> **Exercise objective**
In the material below, please retype the lines from the very first through the one with "PH = H - T - B", exactly and without pictures.
━━ Data section
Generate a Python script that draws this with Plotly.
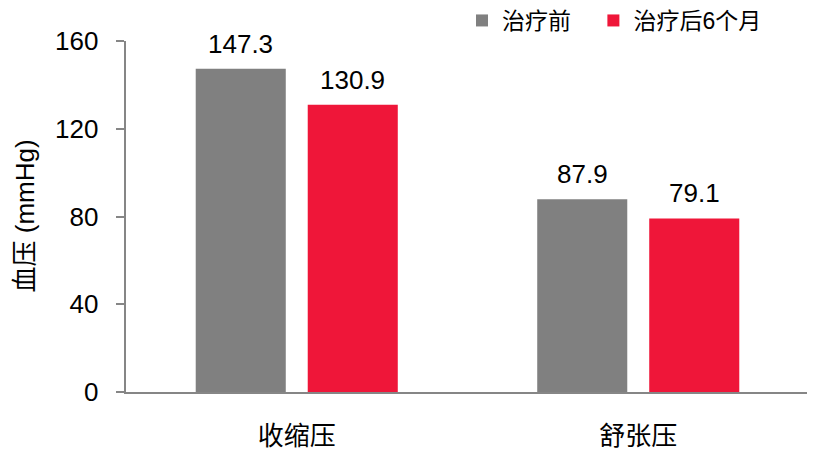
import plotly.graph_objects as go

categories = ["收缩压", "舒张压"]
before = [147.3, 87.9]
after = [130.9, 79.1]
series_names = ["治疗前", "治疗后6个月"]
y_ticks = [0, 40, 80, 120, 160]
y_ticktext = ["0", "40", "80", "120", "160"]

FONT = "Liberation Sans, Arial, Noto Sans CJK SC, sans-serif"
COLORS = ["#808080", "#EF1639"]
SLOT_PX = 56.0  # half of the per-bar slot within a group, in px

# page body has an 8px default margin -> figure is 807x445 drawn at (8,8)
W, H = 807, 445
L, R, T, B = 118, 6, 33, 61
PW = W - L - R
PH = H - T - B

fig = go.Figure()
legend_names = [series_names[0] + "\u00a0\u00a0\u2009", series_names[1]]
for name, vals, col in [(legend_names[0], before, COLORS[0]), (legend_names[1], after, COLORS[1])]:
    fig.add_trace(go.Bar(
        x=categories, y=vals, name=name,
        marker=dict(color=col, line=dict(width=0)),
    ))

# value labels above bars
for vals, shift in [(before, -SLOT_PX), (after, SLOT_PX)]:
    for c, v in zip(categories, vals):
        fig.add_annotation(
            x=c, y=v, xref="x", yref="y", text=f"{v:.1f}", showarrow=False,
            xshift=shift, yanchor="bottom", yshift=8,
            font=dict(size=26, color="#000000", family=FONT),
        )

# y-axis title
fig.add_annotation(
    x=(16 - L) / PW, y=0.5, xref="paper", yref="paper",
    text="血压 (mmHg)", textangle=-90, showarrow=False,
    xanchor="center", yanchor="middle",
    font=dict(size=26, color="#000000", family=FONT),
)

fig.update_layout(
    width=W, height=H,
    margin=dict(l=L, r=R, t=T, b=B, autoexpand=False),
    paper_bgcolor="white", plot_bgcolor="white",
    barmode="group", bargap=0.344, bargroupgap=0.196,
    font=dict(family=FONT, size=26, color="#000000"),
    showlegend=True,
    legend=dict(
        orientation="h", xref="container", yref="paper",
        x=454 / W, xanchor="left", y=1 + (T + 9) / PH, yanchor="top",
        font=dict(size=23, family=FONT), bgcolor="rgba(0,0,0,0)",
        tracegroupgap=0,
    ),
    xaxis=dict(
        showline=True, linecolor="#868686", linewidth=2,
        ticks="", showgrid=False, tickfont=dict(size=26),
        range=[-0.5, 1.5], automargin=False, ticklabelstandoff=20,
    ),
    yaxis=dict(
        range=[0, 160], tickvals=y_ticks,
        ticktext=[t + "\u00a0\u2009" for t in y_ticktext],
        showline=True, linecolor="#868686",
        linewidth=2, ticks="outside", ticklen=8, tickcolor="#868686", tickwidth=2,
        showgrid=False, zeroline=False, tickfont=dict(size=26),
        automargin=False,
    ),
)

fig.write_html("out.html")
━━━━
> **Output for this exercise**
Generate a Python script that draws this with Plotly.
import plotly.graph_objects as go

categories = ["收缩压", "舒张压"]
before = [147.3, 87.9]
after = [130.9, 79.1]
series_names = ["治疗前", "治疗后6个月"]
y_ticks = [0, 40, 80, 120, 160]
y_ticktext = ["0", "40", "80", "120", "160"]

FONT = "Liberation Sans, Arial, Noto Sans CJK SC, sans-serif"
COLORS = ["#808080", "#EF1639"]
SLOT_PX = 56.0  # half of the per-bar slot within a group, in px

# page body has an 8px default margin -> figure is 807x445 drawn at (8,8)
W, H = 807, 445
L, R, T, B = 118, 6, 33, 61
PW = W - L - R
PH = H - T - B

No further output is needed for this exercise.